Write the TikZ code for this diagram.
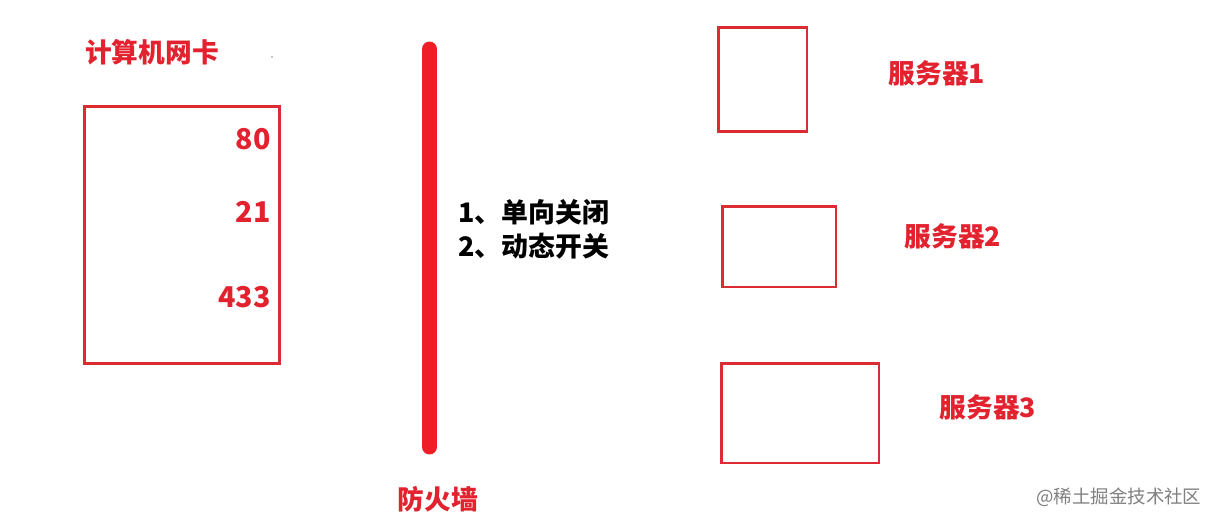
\documentclass[tikz,border=0pt]{standalone}
\usepackage{fontspec}
\setmainfont{Noto Sans CJK SC}
\usepackage{tikz}
\usetikzlibrary{positioning}
\definecolor{wallred}{HTML}{EE1D27}
\definecolor{boxred}{HTML}{DC2B32}
\definecolor{txtred}{HTML}{E2222E}

\begin{document}
\begin{tikzpicture}[x=0.02cm,y=-0.02cm,
  box/.style={draw=boxred,line width=1.7pt,inner sep=0pt},
  redlabel/.style={text=txtred,font=\fontsize{15.2}{18}\selectfont\bfseries,inner sep=0pt},
  portnum/.style={text=txtred,font=\fontsize{16.3}{20}\selectfont\bfseries,inner sep=0pt,anchor=east}]

\useasboundingbox[fill=white] (0,0) rectangle (1213,524) ;

% network card
\node[redlabel] (nic_label) at (152,52) {计算机网卡} ;
\fill (272,57) circle (0.6) ;
\node[box,minimum width=3.92cm,minimum height=5.16cm] (nic) at (182,235) {} ;
\node[portnum] (port_a) at (271,139) {80} ;
\node[portnum] (port_b) at (271,212) {21} ;
\node[portnum] (port_c) at (271,297) {433} ;

% firewall
\coordinate (wall_top) at (429.5,49) ;
\coordinate (wall_bot) at (429.5,447) ;
\draw[wallred,line width=8.5pt,line cap=round] (wall_top) -- (wall_bot) ;
\node[redlabel] (wall_label) at (438,499) {防火墙} ;
\node[font=\fontsize{15.3}{19.3}\selectfont\bfseries,align=left,anchor=west,inner sep=0pt] (wall_rules) at (458,229)
  {1、单向关闭\\2、动态开关} ;

% servers
\node[box,minimum width=1.78cm,minimum height=2.1cm] (srv_a) at (762.5,79.5) {} ;
\node[box,minimum width=2.28cm,minimum height=1.62cm] (srv_b) at (779,246.5) {} ;
\node[box,minimum width=3.16cm,minimum height=2.0cm] (srv_c) at (800,413) {} ;
\node[redlabel] (srv_a_label) at (937,73) {服务器1} ;
\node[redlabel] (srv_b_label) at (953,236) {服务器2} ;
\node[redlabel] (srv_c_label) at (988,407) {服务器3} ;

% watermark
\node[text=black!50,font=\fontsize{10.5}{13}\selectfont,anchor=west,inner sep=0pt] (mark) at (1036,497) {@稀土掘金技术社区} ;

\end{tikzpicture}
\end{document}
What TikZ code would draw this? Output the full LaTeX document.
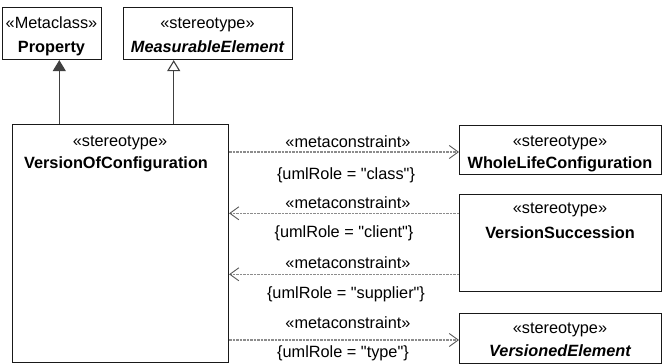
\documentclass[tikz,border=0pt]{standalone}
\usepackage{fontspec}
\setmainfont{Liberation Sans}
\usetikzlibrary{arrows.meta}
\tikzset{
  umlbox/.style={draw=black!90, line width=1.1pt, fill=white, inner sep=0pt},
  txt/.style={anchor=base, inner sep=0pt, font=\fontsize{16.3}{20}\selectfont},
  gen/.style={draw=black!75, line width=1.1pt},
  meta/.style={draw=black!45, line width=1.1pt, dash pattern=on 2.5pt off 1pt,
    -{Straight Barb[length=9pt,width=13pt,line width=0.9pt,color=black!65]}},
}
\newcommand{\qq}{\textquotedbl}
\begin{document}
\begin{tikzpicture}[x=1pt,y=-1pt]
\useasboundingbox (0,0) rectangle (662,364);
% boxes
\node[umlbox, minimum width=99pt, minimum height=52pt, anchor=north west] (prop) at (2,7) {};
\node[umlbox, minimum width=169pt, minimum height=52pt, anchor=north west] (meas) at (123,7) {};
\node[umlbox, minimum width=216pt, minimum height=238pt, anchor=north west] (voc) at (12,124) {};
\node[umlbox, minimum width=202pt, minimum height=49pt, anchor=north west] (wlc) at (459,125) {};
\node[umlbox, minimum width=202pt, minimum height=97pt, anchor=north west] (vs) at (459,194) {};
\node[umlbox, minimum width=202pt, minimum height=50pt, anchor=north west] (ve) at (459,313) {};
% box texts
\node[txt] (propS) at (51.5,28) {«Metaclass»};
\node[txt] (propN) at (51.5,52) {\bfseries Property};
\node[txt] (measS) at (207.5,28) {«stereotype»};
\node[txt] (measN) at (207.5,52) {\bfseries\itshape MeasurableElement};
\node[txt] (vocS) at (120,146) {«stereotype»};
\node[txt] (vocN) at (116,168) {\bfseries VersionOfConfiguration};
\node[txt] (wlcS) at (560,146) {«stereotype»};
\node[txt] (wlcN) at (560,168) {\bfseries WholeLifeConfiguration};
\node[txt] (vsS) at (560,213.5) {«stereotype»};
\node[txt] (vsN) at (560,238) {\bfseries VersionSuccession};
\node[txt] (veS) at (560,333) {«stereotype»};
\node[txt] (veN) at (560,356.5) {\bfseries\itshape VersionedElement};
% generalizations
\draw[gen, -{Triangle[length=11pt,width=13pt,fill=black!75]}] (voc.north -| 59.3,0) -- (prop.south -| 59.3,0);
\draw[gen, -{Triangle[open,length=11pt,width=13pt,fill=white]}] (voc.north -| 173.7,0) -- (meas.south -| 173.7,0);
% metaconstraints
\draw[meta] (voc.east |- 0,152) -- (wlc.west |- 0,152);
\draw[meta] (vs.west |- 0,213.3) -- (voc.east |- 0,213.3);
\draw[meta] (vs.west |- 0,274.3) -- (voc.east |- 0,274.3);
\draw[meta] (voc.east |- 0,340) -- (ve.west |- 0,340);
% labels
\node[txt] (m1) at (348,147) {«metaconstraint»};
\node[txt] (r1) at (346,179) {\{umlRole = \qq class\qq\}};
\node[txt] (m2) at (348,208) {«metaconstraint»};
\node[txt] (r2) at (344,237.5) {\{umlRole = \qq client\qq\}};
\node[txt] (m3) at (348,268) {«metaconstraint»};
\node[txt] (r3) at (346,298) {\{umlRole = \qq supplier\qq\}};
\node[txt] (m4) at (348,328) {«metaconstraint»};
\node[txt] (r4) at (343,357) {\{umlRole = \qq type\qq\}};
\end{tikzpicture}
\end{document}
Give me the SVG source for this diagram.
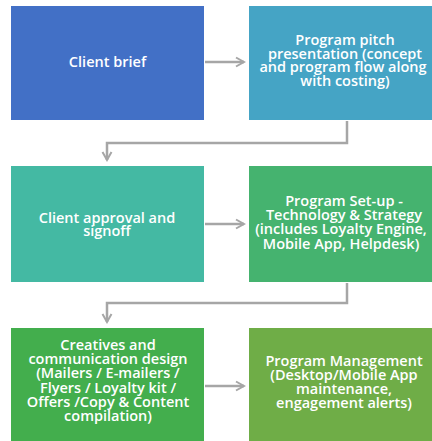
<svg xmlns="http://www.w3.org/2000/svg" width="432" height="441" viewBox="0 0 432 441">
<defs>
<marker id="ah" markerWidth="12" markerHeight="12" refX="10" refY="6" orient="auto" markerUnits="userSpaceOnUse">
<path d="M2,1.5 L10,6 L2,10.5" fill="none" stroke="#a6a6a6" stroke-width="2"/>
</marker>
<style>
.t{font-family:"Open Sans","Noto Sans","Liberation Sans",sans-serif;font-weight:600;font-size:14.5px;fill:#fff;text-anchor:middle}
.c{fill:none;stroke:#a6a6a6;stroke-width:2.5}
</style>
</defs>
<rect width="432" height="441" fill="#fff"/>
<g id="connectors">
<path class="c" d="M205,62 H244" marker-end="url(#ah)"/>
<path class="c" d="M347,121 V143 H107 V160" marker-end="url(#ah)"/>
<path class="c" d="M205,224 H244" marker-end="url(#ah)"/>
<path class="c" d="M347,283 V303 H107 V322" marker-end="url(#ah)"/>
<path class="c" d="M205,386 H244" marker-end="url(#ah)"/>
</g>
<g id="client-brief">
<rect x="11" y="6" width="193" height="114" fill="#4270c6"/>
<text class="t" x="107.5" y="67">Client brief</text>
</g>
<g id="program-pitch">
<rect x="249" y="6" width="193" height="114" fill="#45a4c5"/>
<text class="t" x="345" y="45">Program pitch</text>
<text class="t" x="345" y="58.5">presentation (concept</text>
<text class="t" x="343" y="72">and program flow along</text>
<text class="t" x="345" y="85.5">with costing)</text>
</g>
<g id="client-approval">
<rect x="11" y="166" width="193" height="116" fill="#44b9a3"/>
<text class="t" x="107" y="222.5">Client approval and</text>
<text class="t" x="107" y="236">signoff</text>
</g>
<g id="program-setup">
<rect x="249" y="166" width="193" height="116" fill="#45b36f"/>
<text class="t" x="344" y="205.5">Program Set-up -</text>
<text class="t" x="344" y="220">Technology &amp; Strategy</text>
<text class="t" x="341" y="234">(includes Loyalty Engine,</text>
<text class="t" x="341" y="248.5">Mobile App, Helpdesk)</text>
</g>
<g id="creatives">
<rect x="11" y="328" width="193" height="113" fill="#43ae4d"/>
<text class="t" x="108" y="350">Creatives and</text>
<text class="t" x="108" y="364.2">communication design</text>
<text class="t" x="108" y="378.4">(Mailers / E-mailers /</text>
<text class="t" x="108" y="392.6">Flyers / Loyalty kit /</text>
<text class="t" x="108" y="406.8">Offers /Copy &amp; Content</text>
<text class="t" x="108" y="421">compilation)</text>
</g>
<g id="program-management">
<rect x="249" y="328" width="193" height="113" fill="#6fad47"/>
<text class="t" x="344" y="366">Program Management</text>
<text class="t" x="344" y="380">(Desktop/Mobile App</text>
<text class="t" x="344" y="394">maintenance,</text>
<text class="t" x="344" y="408">engagement alerts)</text>
</g>
</svg>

------------------------------------------------------------------------

:: Task brief ::
Reproduce the records above from their first line to the line bearing "rectangle (1213,524) ;", both ends included, leaving every picture out.

:: Answer for this exercise ::
Write the TikZ code for this diagram.
\documentclass[tikz,border=0pt]{standalone}
\usepackage{fontspec}
\setmainfont{Noto Sans CJK SC}
\usepackage{tikz}
\usetikzlibrary{positioning}
\definecolor{wallred}{HTML}{EE1D27}
\definecolor{boxred}{HTML}{DC2B32}
\definecolor{txtred}{HTML}{E2222E}

\begin{document}
\begin{tikzpicture}[x=0.02cm,y=-0.02cm,
  box/.style={draw=boxred,line width=1.7pt,inner sep=0pt},
  redlabel/.style={text=txtred,font=\fontsize{15.2}{18}\selectfont\bfseries,inner sep=0pt},
  portnum/.style={text=txtred,font=\fontsize{16.3}{20}\selectfont\bfseries,inner sep=0pt,anchor=east}]

\useasboundingbox[fill=white] (0,0) rectangle (1213,524) ;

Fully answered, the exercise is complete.